INT:What about the underwater window?
KU:I always had a major problem with the fact that the brief called for an indoor cinema where people are essentially sitting in a black box watching a screen, when they have the most gorgeous view in the world just outside. I guess I could have buried the cinema deeper into the cliff, but one of the opportunities of putting it on the edge was that at the end of the film, you could have big blinds that pulled away to reveal the fantastic view that had been there all the time. As it was pretty exposed, sometimes this window would be partly underwater. It would tie in well with the ocean films they were showing.
INT:So what was your favourite aspect of this project?
KU:I think I loved the opportunity to really challenge the brief and the site and think about the effect of the decisions we were making on the community. It was interesting that we attempted to add to a site, by taking something away initially and then attempting to reconcile damage that had occurred in previous construction.

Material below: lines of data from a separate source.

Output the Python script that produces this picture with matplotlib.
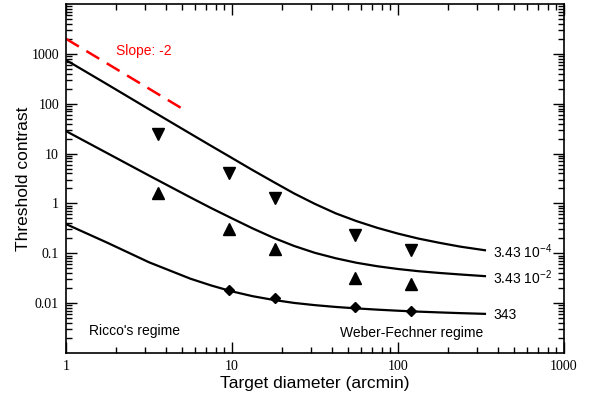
import matplotlib

matplotlib.use("Agg")
import matplotlib.pyplot as plt
from matplotlib.ticker import FixedLocator, LogLocator, NullFormatter

plt.rcParams["font.family"] = ["Liberation Sans", "DejaVu Sans"]
plt.rcParams["mathtext.fontset"] = "custom"
plt.rcParams["mathtext.rm"] = "Liberation Sans"

# fitted curves
curve_x = [1, 1.78, 3.16, 5.62, 7.5, 10, 13.3, 17.8, 23.7, 31.6, 42.2, 56.2,
           75, 100, 133, 178, 237, 334]
curve_low = [750, 242, 77.6, 25, 14.2, 8.13, 4.66, 2.69, 1.58, 0.977, 0.631,
             0.442, 0.324, 0.248, 0.197, 0.162, 0.136, 0.115]
curve_mid = [28.2, 10.1, 3.63, 1.32, 0.804, 0.501, 0.316, 0.204, 0.14, 0.102,
             0.0794, 0.0646, 0.055, 0.0484, 0.0437, 0.0403, 0.0376, 0.0348]
curve_high = [0.385, 0.162, 0.0661, 0.0309, 0.0226, 0.0172, 0.0138, 0.0116,
              0.0101, 0.00912, 0.00839, 0.00785, 0.00741, 0.00705, 0.00676,
              0.00652, 0.00631, 0.0061]
curve_labels = [r"3.43 10$^{-4}$", r"3.43 10$^{-2}$", "343"]

# measured thresholds
data_x = [3.6, 9.6, 18.2, 55, 120]
data_low = [24.2, 4.0, 1.27, 0.236, 0.115]
data_mid = [1.6, 0.31, 0.122, 0.0324, 0.0238]
data_high_x = [9.6, 18.2, 55, 120]
data_high = [0.0183, 0.0125, 0.0084, 0.0070]

# slope -2 guide
slope_x = [1, 5]
slope_y = [2000, 80]

fig = plt.figure(figsize=(6.0, 3.94), dpi=100)
ax = fig.add_axes([0.11, 0.104, 0.83, 0.886])

for ys, lab in zip([curve_low, curve_mid, curve_high], curve_labels):
    ax.plot(curve_x, ys, color="black", lw=1.6)
    ax.annotate(lab, (curve_x[-1], ys[-1]), xytext=(6, -1),
                textcoords="offset points", ha="left", va="center", fontsize=10)

ax.plot(data_x, data_low, "v", color="black", ms=8)
ax.plot(data_x, data_mid, "^", color="black", ms=8)
ax.plot(data_high_x, data_high, "D", color="black", ms=5.5)

ax.plot(slope_x, slope_y, color="red", lw=1.8, dashes=(6, 3.5))
ax.text(2.0, 1150, "Slope: -2", color="red", fontsize=10, ha="left", va="center")

ax.text(0.046, 0.062, "Ricco's regime", transform=ax.transAxes, fontsize=10,
        ha="left", va="center")
ax.text(0.837, 0.058, "Weber-Fechner regime", transform=ax.transAxes,
        fontsize=10, ha="right", va="center")

ax.set_xscale("log")
ax.set_yscale("log")
ax.set_xlim(1, 1000)
ax.set_ylim(1e-3, 1e4)

yt = [0.01, 0.1, 1, 10, 100, 1000]
ax.yaxis.set_major_locator(FixedLocator(yt))
ax.set_yticklabels(["0.01", "0.1", "1", "10", "100", "1000"])
xt = [1, 10, 100, 1000]
ax.xaxis.set_major_locator(FixedLocator(xt))
ax.set_xticklabels(["1", "10", "100", "1000"])
for a in (ax.xaxis, ax.yaxis):
    a.set_minor_locator(LogLocator(base=10, subs=range(2, 10), numticks=20))
    a.set_minor_formatter(NullFormatter())

ax.tick_params(which="both", direction="in", top=True, right=True, width=1)
ax.tick_params(which="major", length=8)
ax.tick_params(which="minor", length=4)
ax.tick_params(axis="y", pad=5)
ax.tick_params(axis="x", pad=5)
for lab in ax.get_xticklabels() + ax.get_yticklabels():
    lab.set_family("Liberation Serif")
    lab.set_fontsize(10)
for s in ax.spines.values():
    s.set_linewidth(1.2)

ax.set_xlabel("Target diameter (arcmin)", fontsize=12.5, labelpad=2)
ax.set_ylabel("Threshold contrast", fontsize=12.5, labelpad=0)

fig.savefig("out.png", dpi=100)
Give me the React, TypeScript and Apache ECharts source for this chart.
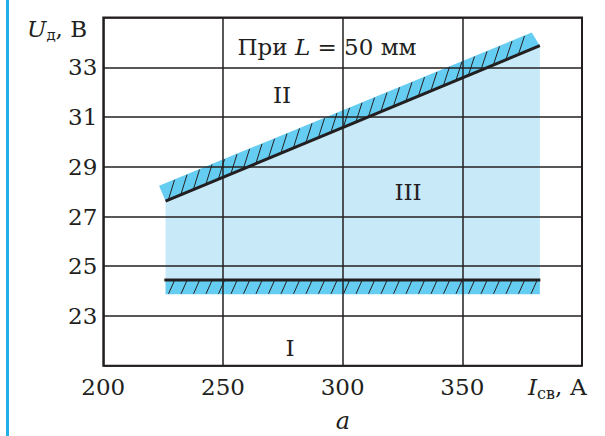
import React, { useEffect, useRef } from "react";
import * as echarts from "echarts";

// ---- data ----
const xMin = 200;
const xMax = 400;
const xStep = 50;
const yMin = 21;
const yMax = 35;
const yStep = 2;
const xTickLabels = ["200", "250", "300", "350"];
const yTickLabels = ["23", "25", "27", "29", "31", "33"];

// upper boundary line (between II and III)
const upperLine = [
  [226, 27.62],
  [382.4, 33.87],
];
// hatched band above the upper line: lower-left, lower-right, upper-right, upper-left
const upperBand = [226, 27.62, 382.4, 33.87, 379, 34.4, 223.3, 28.24];
// lower boundary line (between I and III)
const lowerLine = [
  [225.5, 24.45],
  [382.6, 24.45],
];
// hatched band below the lower line
const lowerBand = [226, 23.87, 382.4, 23.87, 382.4, 24.45, 226, 24.45];
// region III fill
const regionIII = [226, 24.45, 382.4, 24.45, 382.4, 33.87, 226, 27.62];

const INK = "#231f20";
const FONT = "DejaVu Serif";
const FS = 23;

function polyPoints(api: any) {
  const pts: number[][] = [];
  for (let i = 0; i < 4; i++) {
    pts.push(api.coord([api.value(2 * i), api.value(2 * i + 1)]));
  }
  return pts;
}

function renderFill(params: any, api: any) {
  return {
    type: "polygon",
    shape: { points: polyPoints(api) },
    style: { fill: "#c7e9f8" },
  };
}

function renderBand(params: any, api: any) {
  const p = polyPoints(api); // ll, lr, ur, ul
  const ll = p[0], lr = p[1], ur = p[2], ul = p[3];
  const yLow = (x: number) => ll[1] + ((x - ll[0]) * (lr[1] - ll[1])) / (lr[0] - ll[0]);
  const yUp = (x: number) => ul[1] + ((x - ul[0]) * (ur[1] - ul[1])) / (ur[0] - ul[0]);
  const children: any[] = [
    {
      type: "polygon",
      shape: { points: p },
      style: { fill: "#66cdf2" },
    },
  ];
  const dx = 6;
  const step = 12.5;
  for (let x = ll[0] + 3; x <= lr[0]; x += step) {
    const tx = x + dx;
    if (tx < ul[0] || tx > ur[0]) continue;
    children.push({
      type: "line",
      shape: { x1: x, y1: yLow(x) - 0.5, x2: tx, y2: yUp(tx) + 0.5 },
      style: { stroke: INK, lineWidth: 1 },
    });
  }
  return { type: "group", children };
}

export default function App() {
  const ref = useRef<HTMLDivElement>(null);
  useEffect(() => {
    document.body.style.margin = "0";
    const chart = echarts.init(ref.current!, null, { renderer: "svg" });
    const textStyle = { fill: INK, fontFamily: FONT, fontSize: FS };
    chart.setOption({
      animation: false,
      grid: {
        left: 103.3,
        right: 23,
        top: 17.6,
        bottom: 70.3,
        show: true,
        borderColor: INK,
        borderWidth: 2,
        backgroundColor: "transparent",
      },
      xAxis: {
        type: "value",
        min: xMin,
        max: xMax,
        interval: xStep,
        z: 3,
        axisLine: { show: false },
        axisTick: { show: false },
        axisLabel: {
          margin: 10,
          color: INK,
          fontFamily: FONT,
          fontSize: FS,
          formatter: (v: number) => (xTickLabels.includes(String(v)) ? String(v) : ""),
        },
        splitLine: { show: true, lineStyle: { color: INK, width: 1.5 } },
      },
      yAxis: {
        type: "value",
        min: yMin,
        max: yMax,
        interval: yStep,
        z: 3,
        axisLine: { show: false },
        axisTick: { show: false },
        axisLabel: {
          margin: 6,
          color: INK,
          fontFamily: FONT,
          fontSize: FS,
          formatter: (v: number) => (yTickLabels.includes(String(v)) ? String(v) : ""),
        },
        splitLine: { show: true, lineStyle: { color: INK, width: 1.5 } },
      },
      series: [
        {
          type: "custom",
          z: 1,
          renderItem: renderFill,
          data: [regionIII],
          silent: true,
        },
        {
          type: "custom",
          z: 1,
          renderItem: renderBand,
          data: [upperBand, lowerBand],
          silent: true,
        },
        {
          type: "line",
          z: 4,
          data: upperLine,
          symbol: "none",
          lineStyle: { color: INK, width: 3 },
          silent: true,
        },
        {
          type: "line",
          z: 4,
          data: lowerLine,
          symbol: "none",
          lineStyle: { color: INK, width: 3 },
          silent: true,
        },
      ],
      graphic: [
        {
          type: "rect",
          z: 10,
          shape: { x: 6, y: 0, width: 3, height: 436 },
          style: { fill: "#1fb0ea" },
        },
        {
          type: "text",
          z: 10,
          x: 27,
          y: 29,
          style: {
            text: "{u|U}{d|д}{n|, В}",
            fill: INK,
            fontFamily: FONT,
            fontSize: FS,
            verticalAlign: "middle",
            rich: {
              u: { fontStyle: "italic", fontSize: FS, fontFamily: FONT, fill: INK },
              d: { fontSize: 15, fontFamily: FONT, fill: INK, padding: [12, 0, 0, 0] },
              n: { fontSize: FS, fontFamily: FONT, fill: INK },
            },
          },
        },
        {
          type: "text",
          z: 10,
          x: 327,
          y: 47,
          style: {
            text: "{n|При }{i|L}{n| = 50 мм}",
            align: "center",
            verticalAlign: "middle",
            fill: INK,
            fontFamily: FONT,
            fontSize: 23,
            rich: {
              n: { fontSize: 23, fontFamily: FONT, fill: INK },
              i: { fontSize: 23, fontFamily: FONT, fontStyle: "italic", fill: INK },
            },
          },
        },
        {
          type: "text",
          z: 10,
          x: 282,
          y: 95,
          style: { ...textStyle, text: "II", align: "center", verticalAlign: "middle" },
        },
        {
          type: "text",
          z: 10,
          x: 408,
          y: 192,
          style: { ...textStyle, text: "III", align: "center", verticalAlign: "middle" },
        },
        {
          type: "text",
          z: 10,
          x: 290,
          y: 348,
          style: { ...textStyle, text: "I", align: "center", verticalAlign: "middle" },
        },
        {
          type: "text",
          z: 10,
          x: 528,
          y: 387,
          style: {
            text: "{i|I}{d|св}{n|, А}",
            verticalAlign: "middle",
            fill: INK,
            fontFamily: FONT,
            fontSize: FS,
            rich: {
              i: { fontStyle: "italic", fontSize: FS, fontFamily: FONT, fill: INK },
              d: { fontSize: 16, fontFamily: FONT, fill: INK, padding: [12, 0, 0, 0] },
              n: { fontSize: FS, fontFamily: FONT, fill: INK },
            },
          },
        },
        {
          type: "text",
          z: 10,
          x: 343,
          y: 421,
          style: {
            ...textStyle,
            text: "a",
            fontStyle: "italic",
            fontSize: 24,
            align: "center",
            verticalAlign: "middle",
          },
        },
      ],
    });
    return () => chart.dispose();
  }, []);
  return <div ref={ref} style={{ width: 605, height: 436 }} />;
}
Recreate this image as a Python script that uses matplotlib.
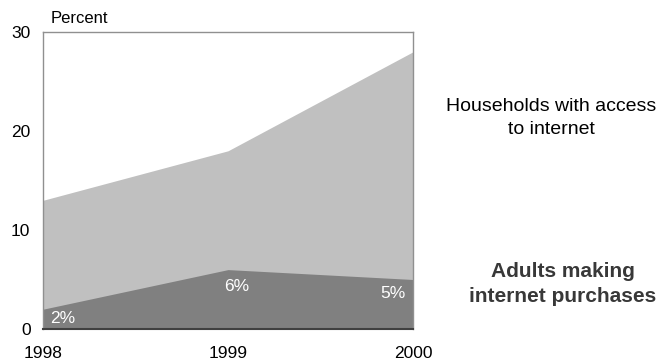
import matplotlib
matplotlib.use("Agg")
import matplotlib.pyplot as plt

plt.rcParams["font.family"] = ["Liberation Sans", "DejaVu Sans"]

years = [1998, 1999, 2000]
households = [13, 18, 28]
adults = [2, 6, 5]
adult_labels = ["2%", "6%", "5%"]

fig = plt.figure(figsize=(6.61, 3.63), dpi=100)
ax = fig.add_axes([43 / 661, 1 - 329 / 363, 370 / 661, 297 / 363])

ax.fill_between(years, 0, households, color="#c0c0c0", linewidth=0)
ax.fill_between(years, 0, adults, color="#808080", linewidth=0)

ax.set_xlim(1998, 2000)
ax.set_ylim(0, 30)
ax.set_xticks(years)
ax.set_yticks([0, 10, 20, 30])
ax.tick_params(length=0, labelsize=12.5, colors="#000000")
ax.tick_params(axis="x", pad=12)
ax.tick_params(axis="y", pad=9)

for side in ["top", "left", "right"]:
    ax.spines[side].set_color("#909090")
    ax.spines[side].set_linewidth(1)
ax.spines["bottom"].set_color("#404040")
ax.spines["bottom"].set_linewidth(1.5)

# value labels inside the dark area
label_x = [1998.04, 1999.045, 1999.96]
label_drop = [0.9, 1.7, 1.4]
aligns = ["left", "center", "right"]
for x, y, lab, d, ha in zip(label_x, adults, adult_labels, label_drop, aligns):
    ax.text(x, y - d, lab, color="white", fontsize=12.5, ha=ha, va="center")

ax.text(0.02, 1.02, "Percent", transform=ax.transAxes, fontsize=12, ha="left", va="bottom")

fig.text(551 / 661, 1 - 118 / 363, "Households with access\nto internet",
         ha="center", va="center", fontsize=14, color="#000000", linespacing=1.45)
fig.text(563 / 661, 1 - 284 / 363, "Adults making\ninternet purchases",
         ha="center", va="center", fontsize=15, fontweight="bold", color="#383838",
         linespacing=1.4)

fig.savefig("out.png", dpi=100)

Certainly we had high hopes for this project. Many of us had recently returned from exchange courses overseas and we were excited at the prospect of finally putting the skills we had learned over the past five or six years to the test.
I think, now I am at the end of the process, I really do love this building even though it’s hard to feel happy about it when I’m so tired and it’s yet to be marked. You feel incredibly vulnerable when you work on something and then you have to put it up to be judged but I guess my gut feeling about it is that the process was fun and I hope the passion I had for the architecture was translated.